[start COLLECTED DATA]

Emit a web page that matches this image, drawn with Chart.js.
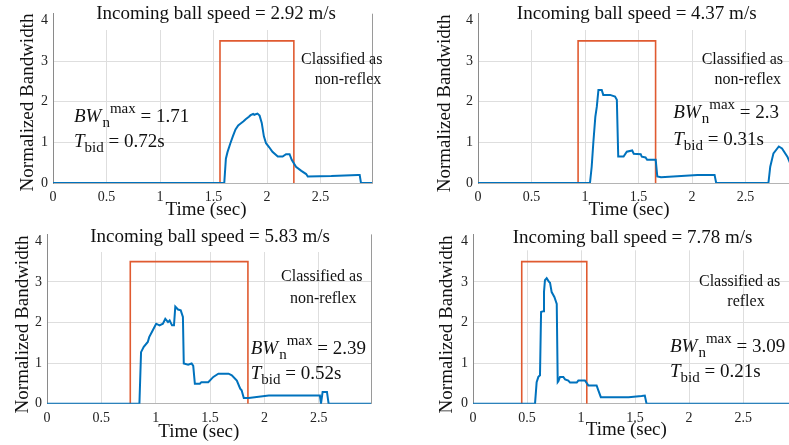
<!DOCTYPE html>
<html>
<head>
<meta charset="utf-8">
<title>Normalized bandwidth vs time</title>
<script src="https://cdn.jsdelivr.net/npm/chart.js@4.4.0/dist/chart.umd.min.js"></script>
<style>
  html, body { margin: 0; padding: 0; overflow: hidden; background: #fff; }
  body { position: relative; width: 789px; height: 445px; }
  canvas { position: absolute; }
</style>
</head>
<body>
<canvas id="c1" width="395" height="222" style="left:0px;top:0px"></canvas>
<canvas id="c2" width="395" height="222" style="left:425px;top:0px"></canvas>
<canvas id="c3" width="395" height="223" style="left:0px;top:222px"></canvas>
<canvas id="c4" width="395" height="223" style="left:420px;top:222px"></canvas>
<script>
// axis ticks
var xTicks = [0, 0.5, 1, 1.5, 2, 2.5];
var yTicks = [0, 1, 2, 3, 4];
var xMax = 2.98;
var yMax = 4.17;

// per panel labels
var speeds = ['2.92', '4.37', '5.83', '7.78'];
var classes = ['non-reflex', 'non-reflex', 'non-reflex', 'reflex'];
var bwMax = ['1.71', '2.3', '2.39', '3.09'];
var tBid = ['0.72s', '0.31s', '0.52s', '0.21s'];

// red classification window (start, end) in sec, and its level
var winStart = [1.56, 0.935, 0.766, 0.451];
var winEnd = [2.25, 1.659, 1.848, 1.053];
var winLevel = 3.5;

// blue curves: time (sec) / normalized bandwidth
var t1 = [0, 1.60, 1.615, 1.63, 1.657, 1.68, 1.705, 1.73, 1.75, 1.78, 1.80, 1.83, 1.846, 1.87, 1.88, 1.91, 1.93, 1.95, 1.97, 1.99, 2.02, 2.05, 2.10, 2.145, 2.177, 2.21, 2.23, 2.27, 2.32, 2.365, 2.38, 2.6, 2.85, 2.865, 2.877, 2.98];
var bw1 = [0, 0, 0.6, 0.76, 0.98, 1.15, 1.32, 1.42, 1.46, 1.52, 1.57, 1.63, 1.67, 1.70, 1.68, 1.71, 1.66, 1.48, 1.15, 0.98, 0.88, 0.77, 0.65, 0.65, 0.71, 0.71, 0.57, 0.40, 0.30, 0.22, 0.16, 0.17, 0.20, 0.20, 0, 0];

var t2 = [0, 1.046, 1.062, 1.077, 1.096, 1.11, 1.125, 1.156, 1.17, 1.234, 1.28, 1.297, 1.31, 1.36, 1.39, 1.44, 1.455, 1.52, 1.53, 1.565, 1.58, 1.66, 1.675, 1.71, 2.05, 2.21, 2.225, 2.713, 2.73, 2.76, 2.81, 2.84, 2.89, 2.93, 2.98];
var bw2 = [0, 0, 0.40, 0.98, 1.63, 1.88, 2.29, 2.29, 2.17, 2.17, 2.13, 2.05, 0.65, 0.65, 0.77, 0.80, 0.72, 0.71, 0.65, 0.63, 0.57, 0.57, 0.16, 0.14, 0.20, 0.20, 0, 0, 0.40, 0.73, 0.90, 0.85, 0.65, 0.40, 0.20];

var t3 = [0, 0.85, 0.865, 0.89, 0.927, 0.94, 0.973, 1.004, 1.035, 1.066, 1.088, 1.113, 1.128, 1.15, 1.168, 1.18, 1.205, 1.23, 1.25, 1.258, 1.298, 1.33, 1.345, 1.36, 1.406, 1.42, 1.483, 1.53, 1.576, 1.67, 1.70, 1.746, 1.777, 1.79, 1.81, 1.855, 2.04, 2.51, 2.52, 2.535, 2.575, 2.59, 2.98];
var bw3 = [0, 0, 1.27, 1.40, 1.52, 1.64, 1.81, 1.97, 1.93, 1.97, 2.09, 2.01, 2.05, 1.93, 1.93, 2.39, 2.32, 2.30, 2.14, 0.99, 0.96, 0.99, 0.93, 0.49, 0.49, 0.53, 0.53, 0.66, 0.74, 0.74, 0.70, 0.57, 0.37, 0.33, 0.14, 0.14, 0.20, 0.20, 0, 0.29, 0.29, 0, 0];

var t4 = [0, 0.574, 0.589, 0.605, 0.62, 0.63, 0.65, 0.657, 0.666, 0.682, 0.703, 0.713, 0.728, 0.753, 0.775, 0.784, 0.79, 0.805, 0.836, 0.852, 0.882, 0.898, 0.96, 0.975, 1.036, 1.067, 1.144, 1.16, 1.183, 1.44, 1.56, 1.59, 1.606, 2.98];
var bw4 = [0, 0, 0.53, 0.66, 0.70, 2.26, 2.28, 2.75, 3.04, 3.09, 3.0, 2.98, 2.75, 2.63, 2.46, 0.53, 0.55, 0.66, 0.66, 0.60, 0.57, 0.52, 0.52, 0.57, 0.57, 0.45, 0.45, 0.33, 0.16, 0.16, 0.19, 0.20, 0, 0];

var times = [t1, t2, t3, t4];
var values = [bw1, bw2, bw3, bw4];

var SERIF = "Liberation Serif";
var BLUE = '#0072BD';
var RED = '#E05A30';
var GRID = '#dedede';

// layout of each panel inside its canvas
var layouts = [
  { yW: 53, xH: 39, padT: 13.7, padR: 23, cover: 30,
    title: [216, 14], cls1: [341.7, 60, 'center'], cls2: [348, 80],
    bw: [74, 121.7], tb: [74, 146.7], yTitle: [28, 102.5], xTitle: [206, 210] },
  { yW: 53, xH: 39, padT: 13.7, padR: 23, cover: 30,
    title: [211.7, 14], cls1: [276.7, 60, 'left'], cls2: [322.7, 80],
    bw: [248.3, 118], tb: [248.3, 145], yTitle: [20, 103.3], xTitle: [204, 210] },
  { yW: 47, xH: 41.3, padT: 12.4, padR: 24, cover: 30,
    title: [210, 15], cls1: [321.7, 55, 'center'], cls2: [323.3, 76.7],
    bw: [250.7, 131.7], tb: [250.7, 156.7], yTitle: [23.3, 102.5], xTitle: [198.8, 210] },
  { yW: 53, xH: 41.3, padT: 12.4, padR: 20, cover: 28.3,
    title: [212.5, 16], cls1: [279, 59.3, 'left'], cls2: [326, 80],
    bw: [250, 130], tb: [250, 155], yTitle: [27.5, 102.5], xTitle: [206.3, 208.3] }
];

function points(xs, ys) {
  var out = [];
  for (var i = 0; i < xs.length; i++) out.push({ x: xs[i], y: ys[i] });
  return out;
}

function windowPoints(i) {
  return points([winStart[i], winStart[i], winEnd[i], winEnd[i]], [0, winLevel, winLevel, 0]);
}

function hideAt(values) {
  return function (c) {
    return values.indexOf(c.tick.value) >= 0 ? 'rgba(0,0,0,0)' : GRID;
  };
}

// white band under the title, plus the right frame line
var coverPlugin = {
  id: 'cover',
  beforeDatasetsDraw: function (chart, args, opts) {
    var a = chart.chartArea, ctx = chart.ctx;
    ctx.save();
    ctx.fillStyle = '#fff';
    ctx.fillRect(a.left + 1, a.top - 1, a.right - a.left - 1, opts.cover - a.top + 1);
    ctx.strokeStyle = '#9a9a9a';
    ctx.lineWidth = 1;
    ctx.beginPath();
    ctx.moveTo(Math.round(a.right) + 0.5, a.top);
    ctx.lineTo(Math.round(a.right) + 0.5, a.bottom);
    ctx.stroke();
    ctx.restore();
  }
};

var textPlugin = {
  id: 'texts',
  afterDraw: function (chart, args, opts) {
    var ctx = chart.ctx, L = opts.lay, i = opts.idx;
    ctx.save();
    ctx.fillStyle = '#111';

    ctx.font = '19px ' + SERIF;
    ctx.textAlign = 'center';
    ctx.textBaseline = 'middle';
    ctx.fillText('Incoming ball speed = ' + speeds[i] + ' m/s', L.title[0], L.title[1]);
    ctx.fillText('Time (sec)', L.xTitle[0], L.xTitle[1]);

    ctx.save();
    ctx.translate(L.yTitle[0], L.yTitle[1]);
    ctx.rotate(-Math.PI / 2);
    ctx.fillText('Normalized Bandwidth', 0, 0);
    ctx.restore();

    ctx.font = '16px ' + SERIF;
    ctx.textAlign = L.cls1[2];
    ctx.fillText('Classified as', L.cls1[0], L.cls1[1]);
    ctx.textAlign = 'center';
    ctx.fillText(classes[i], L.cls2[0], L.cls2[1]);

    // BW_n^max = ...
    ctx.textAlign = 'left';
    ctx.textBaseline = 'alphabetic';
    var x = L.bw[0], y = L.bw[1];
    ctx.font = 'italic 19px ' + SERIF;
    ctx.fillText('BW', x, y);
    x += ctx.measureText('BW').width + 1;
    ctx.font = '15px ' + SERIF;
    ctx.fillText('n', x, y + 5);
    x += ctx.measureText('n').width;
    ctx.fillText('max', x, y - 9);
    x += ctx.measureText('max').width;
    ctx.font = '19px ' + SERIF;
    ctx.fillText(' = ' + bwMax[i], x, y);

    // T_bid = ...
    x = L.tb[0]; y = L.tb[1];
    ctx.font = 'italic 19px ' + SERIF;
    ctx.fillText('T', x, y);
    x += ctx.measureText('T').width;
    ctx.font = '15px ' + SERIF;
    ctx.fillText('bid', x, y + 5);
    x += ctx.measureText('bid').width;
    ctx.font = '19px ' + SERIF;
    ctx.fillText(' = ' + tBid[i], x, y);

    ctx.restore();
  }
};

function makePanel(id, i) {
  var L = layouts[i];
  var tickFont = { family: SERIF, size: 14 };
  new Chart(document.getElementById(id), {
    type: 'line',
    data: {
      datasets: [
        { data: points(times[i], values[i]), borderColor: BLUE, borderWidth: 2, pointRadius: 0, tension: 0, fill: false },
        { data: windowPoints(i), borderColor: RED, borderWidth: 1.6, pointRadius: 0, tension: 0, fill: false }
      ]
    },
    options: {
      responsive: false,
      animation: false,
      events: [],
      layout: { padding: { left: 0, right: L.padR, top: L.padT, bottom: 0 } },
      scales: {
        x: {
          type: 'linear', min: 0, max: xMax,
          afterBuildTicks: function (s) { s.ticks = xTicks.map(function (v) { return { value: v }; }); },
          afterFit: function (s) { s.height = L.xH; s.paddingLeft = 0; s.paddingRight = 0; },
          grid: { color: hideAt([0]), drawTicks: false },
          border: { color: '#b4b4b4', width: 1 },
          ticks: { font: tickFont, color: '#222', padding: 6, autoSkip: false, maxRotation: 0,
                   callback: function (v) { return String(v); } }
        },
        y: {
          min: 0, max: yMax,
          afterBuildTicks: function (s) { s.ticks = yTicks.map(function (v) { return { value: v }; }); },
          afterFit: function (s) { s.width = L.yW; s.paddingTop = 0; s.paddingBottom = 0; },
          grid: { color: hideAt([0, 4]), drawTicks: false },
          border: { color: '#8a8a8a', width: 1 },
          ticks: { font: tickFont, color: '#222', padding: 5, autoSkip: false,
                   callback: function (v) { return String(v); } }
        }
      },
      plugins: {
        legend: { display: false },
        tooltip: { enabled: false },
        cover: { cover: L.cover },
        texts: { lay: L, idx: i }
      }
    },
    plugins: [coverPlugin, textPlugin]
  });
}

makePanel('c1', 0);
makePanel('c2', 1);
makePanel('c3', 2);
makePanel('c4', 3);
</script>
</body>
</html>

[end COLLECTED DATA]

● **WHAT TO PRODUCE**: Your task is to restate word for word the lines from the top of the data to the line containing "var yMax = 4.17;", both ends included, with every picture left out.

● **RESULT OF THIS TASK**:
Emit a web page that matches this image, drawn with Chart.js.
<!DOCTYPE html>
<html>
<head>
<meta charset="utf-8">
<title>Normalized bandwidth vs time</title>
<script src="https://cdn.jsdelivr.net/npm/chart.js@4.4.0/dist/chart.umd.min.js"></script>
<style>
  html, body { margin: 0; padding: 0; overflow: hidden; background: #fff; }
  body { position: relative; width: 789px; height: 445px; }
  canvas { position: absolute; }
</style>
</head>
<body>
<canvas id="c1" width="395" height="222" style="left:0px;top:0px"></canvas>
<canvas id="c2" width="395" height="222" style="left:425px;top:0px"></canvas>
<canvas id="c3" width="395" height="223" style="left:0px;top:222px"></canvas>
<canvas id="c4" width="395" height="223" style="left:420px;top:222px"></canvas>
<script>
// axis ticks
var xTicks = [0, 0.5, 1, 1.5, 2, 2.5];
var yTicks = [0, 1, 2, 3, 4];
var xMax = 2.98;
var yMax = 4.17;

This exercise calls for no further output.